We have already included in the repository a data file.

Split training and test data

We need to split the data into training and test datasets. Prepare data simply split the data and generate a train and test CSV files. Have a look at the code using Embedded Python.

Run the method in a WebTerminal session.

do ##class(Workshop.Util).PrepareData()

Load CSV files

Train Data

Create train table:

CREATE TABLE Workshop_Data.MaternalTrain (
        Age INT,
        SystolicBP INT,
        DiastolicBP INT,
        BS DOUBLE,
        BodyTemp DOUBLE,
        HeartRate INT,
        RiskLevel VARCHAR(255)
)

Load train data:

LOAD DATA FROM FILE '/app/data/train.csv'
INTO Workshop_Data.MaternalTrain (Age,SystolicBP,DiastolicBP,BS,BodyTemp,HeartRate,RiskLevel)
VALUES (Age,SystolicBP,DiastolicBP,BS,BodyTemp,HeartRate,RiskLevel)
USING {"from":{"file":{"charset": "UTF-8"}}}

Display train data:

SELECT * FROM Workshop_Data.MaternalTrain

Test Data

Create test table:

CREATE TABLE Workshop_Data.MaternalTest (
        Age INT,
        SystolicBP INT,
        DiastolicBP INT,
        BS DOUBLE,
        BodyTemp DOUBLE,
        HeartRate INT,
        RiskLevel VARCHAR(255)
)

Load test data:

LOAD DATA FROM FILE '/app/data/test.csv'
INTO Workshop_Data.MaternalTest (Age,SystolicBP,DiastolicBP,BS,BodyTemp,HeartRate,RiskLevel)
VALUES (Age,SystolicBP,DiastolicBP,BS,BodyTemp,HeartRate,RiskLevel)
USING {"from":{"file":{"charset": "UTF-8"}}}

Display test data:

SELECT * FROM Workshop_Data.MaternalTest

Create your model

IntegratedML feature works directly in SQL. You can use the SQL Explorer in the Management Portal or use an external JDBC tool like DBeaver.

Create a model to predict RiskLevel:

CREATE MODEL MaternalModel PREDICTING (RiskLevel) FROM Workshop_Data.MaternalTrain

Training the model

You can now train the model using the training data

TRAIN MODEL MaternalModel

Validating the model

Evaluate the performance of the predictions of your model

VALIDATE MODEL MaternalModel FROM Workshop_Data.MaternalTest
SELECT * FROM INFORMATION_SCHEMA.ML_VALIDATION_METRICS

Using the model

Finally you can run predictions on RiskLevel.
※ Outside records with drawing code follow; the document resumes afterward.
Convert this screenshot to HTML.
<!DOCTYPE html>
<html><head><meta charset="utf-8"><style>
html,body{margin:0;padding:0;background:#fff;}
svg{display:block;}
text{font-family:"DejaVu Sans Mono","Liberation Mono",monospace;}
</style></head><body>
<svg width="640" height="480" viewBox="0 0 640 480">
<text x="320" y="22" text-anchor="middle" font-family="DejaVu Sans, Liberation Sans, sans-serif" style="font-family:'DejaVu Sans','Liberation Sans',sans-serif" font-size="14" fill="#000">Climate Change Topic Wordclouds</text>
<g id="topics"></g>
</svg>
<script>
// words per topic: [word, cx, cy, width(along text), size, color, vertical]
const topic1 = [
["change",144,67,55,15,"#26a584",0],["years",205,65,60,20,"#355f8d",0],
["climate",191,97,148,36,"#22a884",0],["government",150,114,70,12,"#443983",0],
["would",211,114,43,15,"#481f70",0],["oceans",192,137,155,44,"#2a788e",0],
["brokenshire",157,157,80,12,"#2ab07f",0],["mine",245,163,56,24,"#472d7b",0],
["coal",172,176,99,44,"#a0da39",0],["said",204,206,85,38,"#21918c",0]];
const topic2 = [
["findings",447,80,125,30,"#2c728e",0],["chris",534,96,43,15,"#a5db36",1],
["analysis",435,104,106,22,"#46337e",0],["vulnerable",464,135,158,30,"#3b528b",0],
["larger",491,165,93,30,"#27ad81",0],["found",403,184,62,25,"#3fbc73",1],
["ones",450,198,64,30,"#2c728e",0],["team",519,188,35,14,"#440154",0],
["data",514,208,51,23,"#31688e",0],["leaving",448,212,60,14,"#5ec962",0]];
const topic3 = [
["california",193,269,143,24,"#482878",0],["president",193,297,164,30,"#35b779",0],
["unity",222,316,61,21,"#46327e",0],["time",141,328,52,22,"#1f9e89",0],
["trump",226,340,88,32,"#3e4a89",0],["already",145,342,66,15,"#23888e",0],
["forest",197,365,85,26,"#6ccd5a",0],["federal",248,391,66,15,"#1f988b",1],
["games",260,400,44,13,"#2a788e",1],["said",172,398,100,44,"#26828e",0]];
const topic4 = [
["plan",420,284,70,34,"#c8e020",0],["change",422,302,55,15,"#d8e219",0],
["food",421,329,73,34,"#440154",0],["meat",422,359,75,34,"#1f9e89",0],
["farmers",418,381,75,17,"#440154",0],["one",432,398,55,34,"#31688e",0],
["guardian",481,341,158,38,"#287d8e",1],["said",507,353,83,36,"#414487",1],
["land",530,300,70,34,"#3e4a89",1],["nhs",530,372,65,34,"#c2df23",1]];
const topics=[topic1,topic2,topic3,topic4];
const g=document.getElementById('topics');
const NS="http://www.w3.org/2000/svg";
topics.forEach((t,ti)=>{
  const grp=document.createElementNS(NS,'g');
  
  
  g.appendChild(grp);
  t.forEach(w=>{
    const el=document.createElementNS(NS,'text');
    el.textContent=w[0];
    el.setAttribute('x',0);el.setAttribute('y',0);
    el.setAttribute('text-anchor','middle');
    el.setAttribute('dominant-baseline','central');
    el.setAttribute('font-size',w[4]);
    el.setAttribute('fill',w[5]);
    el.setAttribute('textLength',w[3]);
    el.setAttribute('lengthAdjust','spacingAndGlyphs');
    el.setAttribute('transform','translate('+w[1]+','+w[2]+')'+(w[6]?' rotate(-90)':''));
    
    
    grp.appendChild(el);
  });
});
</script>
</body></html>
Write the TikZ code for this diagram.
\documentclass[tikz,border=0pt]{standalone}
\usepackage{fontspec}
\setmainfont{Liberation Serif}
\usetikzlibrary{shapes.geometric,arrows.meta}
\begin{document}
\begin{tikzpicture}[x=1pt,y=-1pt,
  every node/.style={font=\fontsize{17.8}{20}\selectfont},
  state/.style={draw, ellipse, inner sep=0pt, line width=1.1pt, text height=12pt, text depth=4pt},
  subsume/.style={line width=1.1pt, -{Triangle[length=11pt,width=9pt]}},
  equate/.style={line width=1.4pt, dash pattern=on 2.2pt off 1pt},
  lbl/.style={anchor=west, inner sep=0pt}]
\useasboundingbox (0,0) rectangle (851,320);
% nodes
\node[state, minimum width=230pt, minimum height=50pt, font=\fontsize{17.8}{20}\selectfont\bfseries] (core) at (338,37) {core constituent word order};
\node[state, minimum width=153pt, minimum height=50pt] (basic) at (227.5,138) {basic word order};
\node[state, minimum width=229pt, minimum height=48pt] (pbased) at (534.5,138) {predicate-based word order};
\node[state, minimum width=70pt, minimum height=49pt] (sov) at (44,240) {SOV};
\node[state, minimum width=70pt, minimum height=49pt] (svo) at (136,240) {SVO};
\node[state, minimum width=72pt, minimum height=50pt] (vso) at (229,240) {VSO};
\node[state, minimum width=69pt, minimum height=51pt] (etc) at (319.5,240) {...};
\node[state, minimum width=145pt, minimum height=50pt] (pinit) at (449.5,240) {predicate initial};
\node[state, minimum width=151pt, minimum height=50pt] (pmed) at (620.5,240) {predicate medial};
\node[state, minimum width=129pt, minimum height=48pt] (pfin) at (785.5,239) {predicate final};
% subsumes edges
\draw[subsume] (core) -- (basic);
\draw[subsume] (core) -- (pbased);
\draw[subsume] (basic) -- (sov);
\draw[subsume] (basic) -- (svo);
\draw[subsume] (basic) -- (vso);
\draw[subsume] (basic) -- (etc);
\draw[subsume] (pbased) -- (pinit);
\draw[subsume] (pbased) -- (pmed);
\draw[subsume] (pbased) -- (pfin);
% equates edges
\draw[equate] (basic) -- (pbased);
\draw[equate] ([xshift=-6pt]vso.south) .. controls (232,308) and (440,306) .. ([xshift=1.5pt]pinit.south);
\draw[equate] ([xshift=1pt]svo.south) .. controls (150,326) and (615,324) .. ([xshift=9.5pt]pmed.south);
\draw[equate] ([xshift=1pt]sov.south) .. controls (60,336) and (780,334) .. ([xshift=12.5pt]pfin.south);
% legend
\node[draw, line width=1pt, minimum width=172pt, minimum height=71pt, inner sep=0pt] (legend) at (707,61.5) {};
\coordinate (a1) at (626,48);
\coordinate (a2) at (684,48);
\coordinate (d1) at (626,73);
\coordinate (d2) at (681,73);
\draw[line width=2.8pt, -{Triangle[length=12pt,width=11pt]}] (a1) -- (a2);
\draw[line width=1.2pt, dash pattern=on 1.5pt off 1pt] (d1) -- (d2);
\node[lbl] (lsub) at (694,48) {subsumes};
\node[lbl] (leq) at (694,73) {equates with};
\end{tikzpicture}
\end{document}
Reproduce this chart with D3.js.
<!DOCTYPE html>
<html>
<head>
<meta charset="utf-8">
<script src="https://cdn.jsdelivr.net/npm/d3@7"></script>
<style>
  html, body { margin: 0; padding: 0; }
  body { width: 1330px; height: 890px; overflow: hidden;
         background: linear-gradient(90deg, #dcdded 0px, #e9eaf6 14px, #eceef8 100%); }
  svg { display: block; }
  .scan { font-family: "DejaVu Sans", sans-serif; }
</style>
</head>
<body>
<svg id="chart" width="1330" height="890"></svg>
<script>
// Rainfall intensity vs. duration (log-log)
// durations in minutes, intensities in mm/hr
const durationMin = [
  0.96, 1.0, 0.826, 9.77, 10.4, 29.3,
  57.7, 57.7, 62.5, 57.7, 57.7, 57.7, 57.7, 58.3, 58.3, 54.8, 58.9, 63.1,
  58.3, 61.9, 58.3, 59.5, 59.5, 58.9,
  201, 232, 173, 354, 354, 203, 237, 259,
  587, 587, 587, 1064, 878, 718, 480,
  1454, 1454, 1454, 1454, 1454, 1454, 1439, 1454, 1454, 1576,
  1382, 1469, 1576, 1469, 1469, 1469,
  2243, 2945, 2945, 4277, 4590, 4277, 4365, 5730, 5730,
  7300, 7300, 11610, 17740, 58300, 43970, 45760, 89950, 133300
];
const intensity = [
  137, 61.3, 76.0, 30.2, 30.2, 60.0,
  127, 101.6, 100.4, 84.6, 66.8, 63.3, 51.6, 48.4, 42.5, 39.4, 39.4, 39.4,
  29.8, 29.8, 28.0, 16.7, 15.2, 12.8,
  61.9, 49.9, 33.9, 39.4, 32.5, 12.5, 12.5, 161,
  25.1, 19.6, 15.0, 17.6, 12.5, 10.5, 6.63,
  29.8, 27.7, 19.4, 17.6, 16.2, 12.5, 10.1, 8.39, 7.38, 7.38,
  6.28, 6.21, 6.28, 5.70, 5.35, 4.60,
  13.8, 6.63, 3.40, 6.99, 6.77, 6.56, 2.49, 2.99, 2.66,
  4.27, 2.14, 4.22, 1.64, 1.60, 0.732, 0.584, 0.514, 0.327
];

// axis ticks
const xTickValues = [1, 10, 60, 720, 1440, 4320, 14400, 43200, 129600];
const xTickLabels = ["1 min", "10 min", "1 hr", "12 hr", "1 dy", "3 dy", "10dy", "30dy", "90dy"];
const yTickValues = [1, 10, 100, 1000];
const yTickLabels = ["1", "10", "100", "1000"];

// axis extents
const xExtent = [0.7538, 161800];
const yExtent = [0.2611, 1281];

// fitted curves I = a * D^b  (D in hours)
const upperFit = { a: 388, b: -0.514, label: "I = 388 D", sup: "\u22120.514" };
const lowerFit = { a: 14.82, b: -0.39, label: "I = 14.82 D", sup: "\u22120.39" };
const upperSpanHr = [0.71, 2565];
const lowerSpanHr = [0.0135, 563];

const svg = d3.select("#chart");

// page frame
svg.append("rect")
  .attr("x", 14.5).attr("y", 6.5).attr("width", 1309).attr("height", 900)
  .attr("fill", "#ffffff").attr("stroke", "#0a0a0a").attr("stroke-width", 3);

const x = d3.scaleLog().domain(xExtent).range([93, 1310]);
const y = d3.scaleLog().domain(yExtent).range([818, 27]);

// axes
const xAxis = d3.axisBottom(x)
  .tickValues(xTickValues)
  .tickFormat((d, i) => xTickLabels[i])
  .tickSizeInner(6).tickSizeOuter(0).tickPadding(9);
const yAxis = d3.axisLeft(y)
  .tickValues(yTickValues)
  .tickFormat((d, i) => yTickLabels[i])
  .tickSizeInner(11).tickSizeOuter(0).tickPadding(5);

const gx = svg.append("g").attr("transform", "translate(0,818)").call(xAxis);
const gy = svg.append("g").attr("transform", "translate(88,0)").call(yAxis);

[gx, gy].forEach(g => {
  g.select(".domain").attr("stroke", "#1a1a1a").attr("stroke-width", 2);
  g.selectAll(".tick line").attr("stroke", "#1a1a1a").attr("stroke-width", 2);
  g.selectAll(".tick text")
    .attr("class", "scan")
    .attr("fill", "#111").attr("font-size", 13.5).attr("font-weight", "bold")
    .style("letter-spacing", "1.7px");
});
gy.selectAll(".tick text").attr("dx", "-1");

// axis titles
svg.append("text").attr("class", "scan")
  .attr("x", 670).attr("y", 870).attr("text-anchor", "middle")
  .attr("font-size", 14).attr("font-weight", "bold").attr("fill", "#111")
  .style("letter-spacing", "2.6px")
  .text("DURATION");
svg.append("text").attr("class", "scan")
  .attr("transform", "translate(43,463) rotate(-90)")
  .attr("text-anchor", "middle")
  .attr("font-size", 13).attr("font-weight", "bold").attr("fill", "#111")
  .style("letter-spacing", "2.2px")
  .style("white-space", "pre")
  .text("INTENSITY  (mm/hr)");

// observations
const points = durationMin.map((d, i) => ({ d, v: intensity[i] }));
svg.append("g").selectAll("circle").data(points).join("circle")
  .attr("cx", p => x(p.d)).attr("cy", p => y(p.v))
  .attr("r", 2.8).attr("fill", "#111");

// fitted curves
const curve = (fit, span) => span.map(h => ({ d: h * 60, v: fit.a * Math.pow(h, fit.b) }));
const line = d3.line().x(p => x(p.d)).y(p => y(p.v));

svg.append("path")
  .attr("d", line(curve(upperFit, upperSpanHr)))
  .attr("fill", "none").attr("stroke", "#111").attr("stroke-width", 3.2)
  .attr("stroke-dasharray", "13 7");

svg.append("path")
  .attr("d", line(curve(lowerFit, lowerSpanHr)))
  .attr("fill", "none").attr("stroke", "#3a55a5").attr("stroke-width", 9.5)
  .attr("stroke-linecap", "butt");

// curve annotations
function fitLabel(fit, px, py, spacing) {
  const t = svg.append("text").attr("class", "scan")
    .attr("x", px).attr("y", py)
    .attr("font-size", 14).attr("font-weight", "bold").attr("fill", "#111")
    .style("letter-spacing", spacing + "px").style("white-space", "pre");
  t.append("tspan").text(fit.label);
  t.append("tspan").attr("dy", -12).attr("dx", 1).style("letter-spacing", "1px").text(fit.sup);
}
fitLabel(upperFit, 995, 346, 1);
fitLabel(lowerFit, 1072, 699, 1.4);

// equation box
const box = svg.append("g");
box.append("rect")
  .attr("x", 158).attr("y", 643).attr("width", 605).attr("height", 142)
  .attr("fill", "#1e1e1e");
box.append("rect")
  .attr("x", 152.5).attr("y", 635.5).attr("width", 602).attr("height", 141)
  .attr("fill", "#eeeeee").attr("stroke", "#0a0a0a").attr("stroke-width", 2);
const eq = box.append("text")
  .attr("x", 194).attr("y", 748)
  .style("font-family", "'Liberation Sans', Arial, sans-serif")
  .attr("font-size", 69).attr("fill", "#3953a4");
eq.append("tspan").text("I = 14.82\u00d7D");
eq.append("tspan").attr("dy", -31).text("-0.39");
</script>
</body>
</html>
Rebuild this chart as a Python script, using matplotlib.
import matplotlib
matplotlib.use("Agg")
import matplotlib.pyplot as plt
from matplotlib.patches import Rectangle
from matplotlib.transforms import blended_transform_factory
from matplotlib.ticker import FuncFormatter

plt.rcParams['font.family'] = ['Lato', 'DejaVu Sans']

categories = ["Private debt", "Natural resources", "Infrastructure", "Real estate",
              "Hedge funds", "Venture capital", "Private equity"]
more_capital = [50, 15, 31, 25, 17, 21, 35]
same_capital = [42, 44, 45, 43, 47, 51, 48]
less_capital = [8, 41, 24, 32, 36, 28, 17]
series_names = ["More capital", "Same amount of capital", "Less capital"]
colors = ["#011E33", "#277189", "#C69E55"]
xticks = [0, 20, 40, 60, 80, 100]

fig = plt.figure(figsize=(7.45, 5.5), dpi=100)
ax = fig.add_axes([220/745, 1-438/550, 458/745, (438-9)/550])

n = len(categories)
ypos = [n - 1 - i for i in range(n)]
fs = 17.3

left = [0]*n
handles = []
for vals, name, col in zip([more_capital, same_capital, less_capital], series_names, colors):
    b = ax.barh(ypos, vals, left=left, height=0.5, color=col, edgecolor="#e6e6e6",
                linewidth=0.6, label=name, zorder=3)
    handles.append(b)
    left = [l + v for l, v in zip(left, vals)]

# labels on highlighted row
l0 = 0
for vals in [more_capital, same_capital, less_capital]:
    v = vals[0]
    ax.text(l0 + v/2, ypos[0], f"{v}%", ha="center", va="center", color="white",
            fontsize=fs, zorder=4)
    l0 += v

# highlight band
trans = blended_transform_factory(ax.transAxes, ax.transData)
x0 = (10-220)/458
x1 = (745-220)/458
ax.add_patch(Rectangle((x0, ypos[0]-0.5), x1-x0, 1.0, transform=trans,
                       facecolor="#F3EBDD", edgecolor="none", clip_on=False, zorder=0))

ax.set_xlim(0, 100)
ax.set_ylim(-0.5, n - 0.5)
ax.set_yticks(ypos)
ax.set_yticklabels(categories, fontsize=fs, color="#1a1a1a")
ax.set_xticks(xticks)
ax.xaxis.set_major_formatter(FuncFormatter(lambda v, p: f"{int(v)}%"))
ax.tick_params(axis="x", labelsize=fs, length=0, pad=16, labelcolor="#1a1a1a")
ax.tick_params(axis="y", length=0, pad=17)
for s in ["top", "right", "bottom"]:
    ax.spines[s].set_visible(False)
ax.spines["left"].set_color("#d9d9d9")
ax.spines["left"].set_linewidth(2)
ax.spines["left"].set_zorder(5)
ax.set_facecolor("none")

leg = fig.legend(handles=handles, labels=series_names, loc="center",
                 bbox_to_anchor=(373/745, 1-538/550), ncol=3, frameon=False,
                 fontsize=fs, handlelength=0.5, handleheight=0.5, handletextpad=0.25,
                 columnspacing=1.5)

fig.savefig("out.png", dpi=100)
Here you can compare the predictions Vs. real data:

SELECT *, PREDICT(MaternalModel) AS PredictedRisk,PROBABILITY(MaternalModel FOR 'mid risk') As Probability
FROM Workshop_Data.MaternalTest

SELECT *, PREDICT(MaternalModel) AS PredictedRisk, PROBABILITY(MaternalModel FOR 'mid risk') As Probability
FROM Workshop_Data.MaternalTest 
WHERE PROBABILITY(MaternalModel FOR 'mid risk') > 0.7